I also know that Obama's words are themselves are a generalization; in my life, I've crossed paths with black people who had plenty of inherited wealth. I can count them on one hand, but yes, they exist--and I have no doubt that their grandparents probably looked down their noses at my grandparents, redneck toilers that my grandparents were. But the exception, as the saying goes, proves the rule.
Obama's speech happened to come two weeks after our big move, and just on the heels of my own realization that, you know, I'm over this stupid uneasiness; I like it here. Our neighbors seem to be nice folks. We may become good friends, we may end up hating each other, we may just remain polite acquaintances, but I'm pretty sure at this point that whatever happens in the next few years, race won't have much to do with it. Basically, they seem to want exactly what we want: a quiet neighborhood where property values are maintained and where kids can play outside safely with other kids in the neighborhood.

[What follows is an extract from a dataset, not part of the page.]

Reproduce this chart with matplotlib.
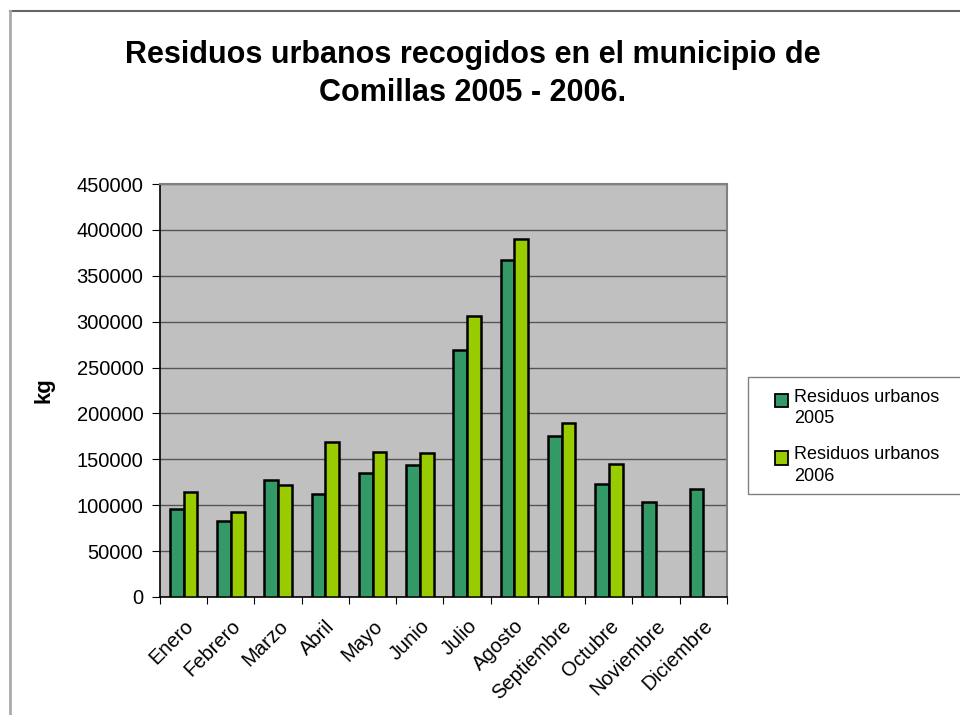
import matplotlib
matplotlib.use("Agg")
import matplotlib.pyplot as plt
import numpy as np
from matplotlib.lines import Line2D
from matplotlib.patches import Rectangle
from matplotlib.container import BarContainer
from matplotlib.legend_handler import HandlerPatch, update_from_first_child

plt.rcParams['font.family'] = ['Liberation Sans', 'DejaVu Sans']

months = ["Enero", "Febrero", "Marzo", "Abril", "Mayo", "Junio", "Julio",
          "Agosto", "Septiembre", "Octubre", "Noviembre", "Diciembre"]
res_2005 = [96000, 83300, 127600, 112400, 135300, 143300, 269500,
            367600, 175600, 123600, 103600, 117500]
res_2006 = [114200, 92700, 121500, 168400, 157800, 156700, 306200,
            390500, 189100, 145100, np.nan, np.nan]
series_names = ["Residuos urbanos\n2005", "Residuos urbanos\n2006"]
yticks = list(range(0, 450001, 50000))
title = "Residuos urbanos recogidos en el municipio de\nComillas 2005 - 2006."

fig = plt.figure(figsize=(9.6, 7.15), dpi=100)
ax = fig.add_axes([160/960, 1-597/715, (727-160)/960, (597-184)/715])
ax.set_facecolor('#C0C0C0')

x = np.arange(len(months))
w = 0.29
ax.bar(x - w/2, res_2005, width=w, color='#339966', edgecolor='black', linewidth=1.8,
       label=series_names[0], zorder=3)
ax.bar(x + w/2, res_2006, width=w, color='#99CC00', edgecolor='black', linewidth=1.8,
       label=series_names[1], zorder=3)

ax.set_xlim(-0.5, len(months) - 0.5)
ax.set_ylim(0, 450000)
ax.set_yticks(yticks)
ax.set_yticklabels([str(v) for v in yticks], fontsize=14.5)
ax.yaxis.grid(True, color='#555555', linewidth=1.0, zorder=1)
ax.set_axisbelow(True)

ax.set_xticks(x)
ax.set_xticklabels(months, rotation=45, ha='right', rotation_mode='anchor', fontsize=14.5)
ax.tick_params(axis='x', which='major', length=0, pad=14)
ax.set_xticks(np.arange(-0.5, len(months)), minor=True)
ax.tick_params(axis='x', which='minor', length=5, color='black', width=0.8)
ax.tick_params(axis='y', length=6, width=0.8, pad=6)

for s in ['top', 'right']:
    ax.spines[s].set_color('#808080')
    ax.spines[s].set_linewidth(1.5)
ax.spines['left'].set_color('black')
ax.spines['bottom'].set_color('black')
ax.spines['left'].set_linewidth(1.2)
ax.spines['bottom'].set_linewidth(1.2)

ax.set_ylabel("kg", fontsize=16, fontweight='bold', labelpad=16)

fig.text(473/960, 1-74/715, title, ha='center', va='center', fontsize=22,
         fontweight='bold', linespacing=1.38)

# legend frame (extends past the right edge as in the reference)
fig.add_artist(Rectangle((748/960, 1-494/715), 230/960, (494-377)/715,
                         transform=fig.transFigure, facecolor='white',
                         edgecolor='#808080', linewidth=1.0, zorder=2))


def top_square(legend, orig_handle, xdescent, ydescent, width, height, fontsize):
    s = 0.74 * fontsize
    return Rectangle((-xdescent, -ydescent + height - s + 0.05 * fontsize), s, s)


leg = fig.legend(loc='upper left', bbox_to_anchor=(775/960, 1-389/715),
                 fontsize=13, frameon=False,
                 handlelength=0.74, handleheight=2.0, handletextpad=0.3,
                 borderpad=0, labelspacing=1.05, borderaxespad=0,
                 handler_map={BarContainer: HandlerPatch(patch_func=top_square,
                                                         update_func=update_from_first_child)})
leg.set_zorder(3)
for t in leg.get_texts():
    t.set_linespacing(1.33)
for h in leg.legend_handles:
    h.set_linewidth(1.3)

fig.add_artist(Line2D([10/960, 1], [1-11/715, 1-11/715], color='#666666', linewidth=1.5))
fig.add_artist(Line2D([10/960, 10/960], [0, 1-11/715], color='#AAAAAA', linewidth=2))

fig.savefig("out.png", dpi=100)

Getting over the racial stalemate in this country--acknowledging that great big gulf I discovered years ago, and finding ways to go over, around or through it--"requires all Americans to realize that your dreams do not have to come at the expense of my dreams; that investing in the health, welfare, and education of black and brown and white children will ultimately help all of America prosper," Obama said in his speech yesterday. I do not hold myself up as any paragon of enlightenment when I say I think I've gotten to that point. I'm just saying: this is where I've come from, and this is where I am. And I do not think I am alone.